A switch is an electromechanical device subjected to a lot of different possible stresses and damages (and this is a thing that none take in consideration, usually) ..... it's not just matter of thickness of the pins ..... for know how a switch can work or fail (and become damaged) in a particular circuit, you need to know the thickness of the electrical conductors inside and outside the switch, the section of the contact area of the moving contacts, and their typology and movement type (plane, convex, gridded, multipoint, crosswaved, self-cleaning, rigid, elastic, sliding, pressing ..... just for say some) ..... then you need to know the circuit that is connected to the switch (it's a mainly resistive, capacitive or inductive load ? ..... all of them cause different stresses to the contacts, both in closing and opening action) ..... then you can start to have an idea about how your switch act, or fail, in the action .....

Damages can be melting, degradation of the metal surface coating of the contacts, "dirt" and oxidation of the contacts, springs that lost strenght and cause bad contact for too low pressure, "displacement" of the contacts (when a contact act bad and do conduction only on a reduced part of the contact surface, this point become more hot than normal ..... for high currents, this can become hot enough to "melt" or soften the plastic that hold the contacts in place), and so on ..... it's a very complex matter .....

Just for give an example, (cause if i try to write all about switches, tomorrow morning i'm still here finishing the post :p) ..... a "clicky" switch like the one you can usually find in a laser host, can go from 500mA to 5A of possible current holding ..... but, if your circuit have a big filtering capacitor at the input of a driver that work with 1A, the instantaneous short-circuit from the capacitor, that happens each time you turn it on, can quickly ruin (in the worse cases, melt together) the contacts of a standard 5A switch, especially small ones with "forward" momentary function, so one can end asking himself "why the damn switch died in few weeks, on a circuit that use 1A, if there's written 5A on it ?" ..... without considerate that, closing it on a big capacitor, it can also take "spikes" of 10A :p .....

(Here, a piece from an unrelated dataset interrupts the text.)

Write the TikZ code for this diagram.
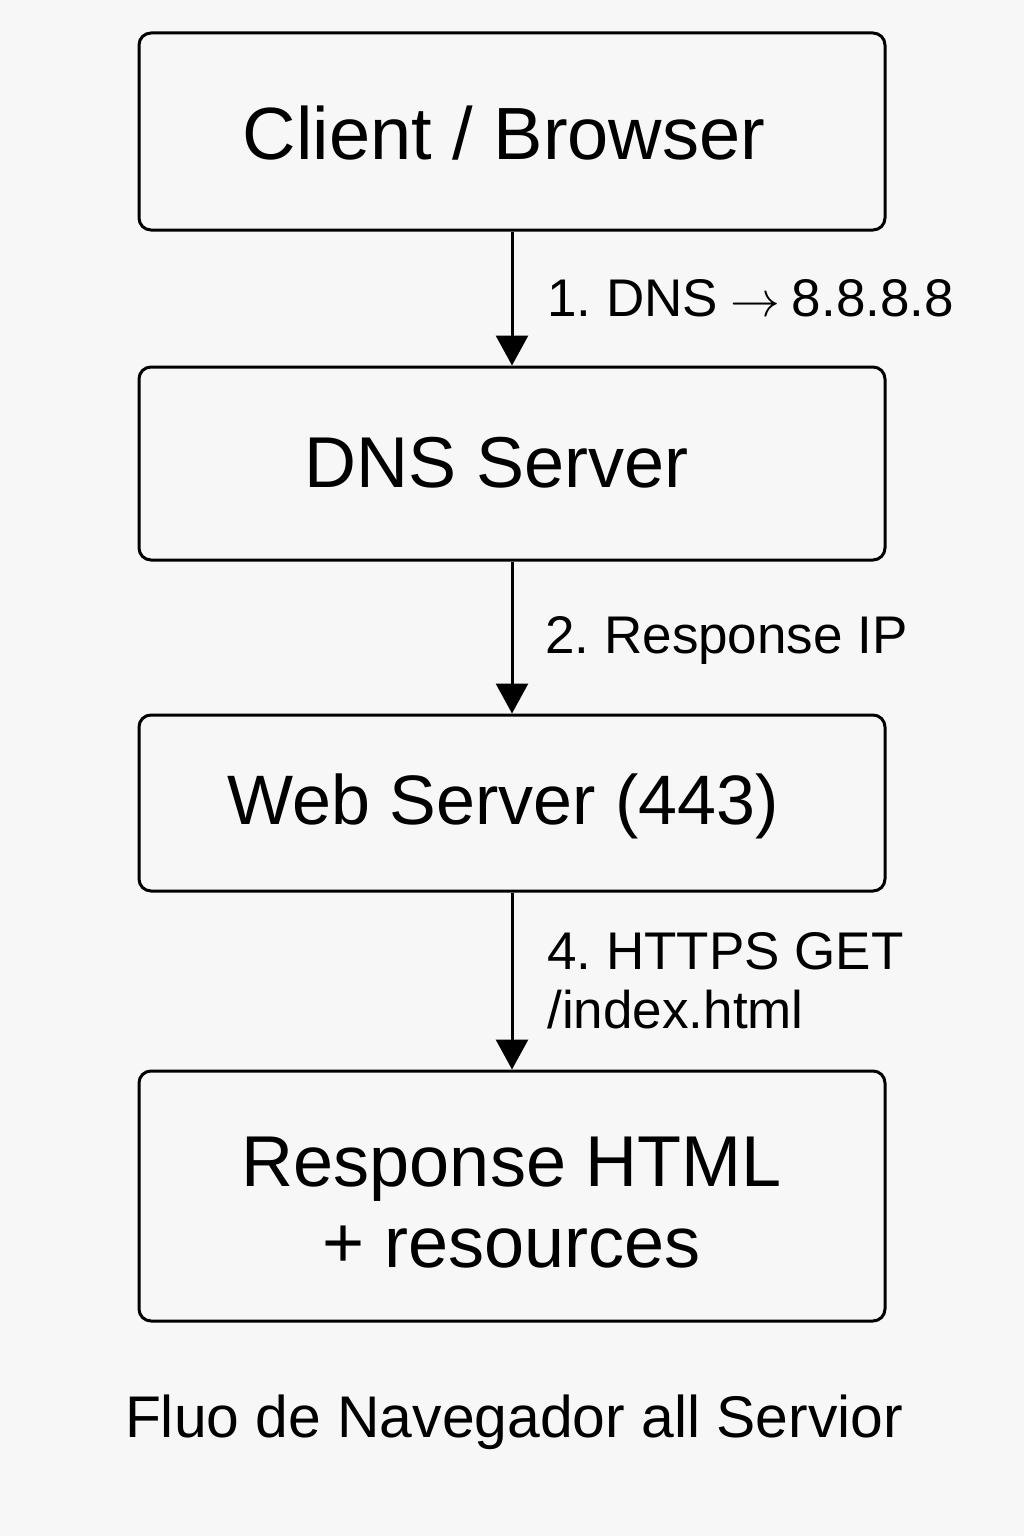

Remember ..... never say "it's just a switch" ..... :p :D
 
Switches you can burn at these current levels, no doubt about that. Ideally you could rig a switch that only affects voltage to the driver, leaving the main path to the diode uninterrupted.

The answer to the limit of the 445 diodes can only be resolved by destructive testing though. I'd simply hook it up, well heatsinked, to a lab supply, and increase current limiting as you go. At some point you'll surely fry the diode, but i have no idea how far that goes.

Personally i'm sticking with 1 amp current for these diodes for now. They've been demonstrated to handle much higher currents, but lifitime data on that is very limited still.
 
CD520 did a build just recently where he wired 2 flexdrives in parallel doing 900mA each, IIRC. His unit hit 2.1 watts! And the host is sooooo awesome, really slick. AND, do to the flexdrives sharing the amperage equally, didn't heat up too bad....so no, 1.5A is not the limit.
 
If you look at DTRs bench test, they go dim after about 2A, then when dropped down, they come back.
 
If you look at DTRs bench test, they go dim after about 2A, then when dropped down, they come back.

I remember reading that....however, CD520's 445

I guess there will always be diodes that can go above and beyond the average. But 2A seems to be the average limit, yes.
 
I dont understand how some, that are powered at 1.8A go over 2W, but DTRs bench showed that much lower watt output per milliamp. Can someone explain this?
 
COULD be differences in LPM callibration I guess, but I honestly don't know enough bout LPMs to say.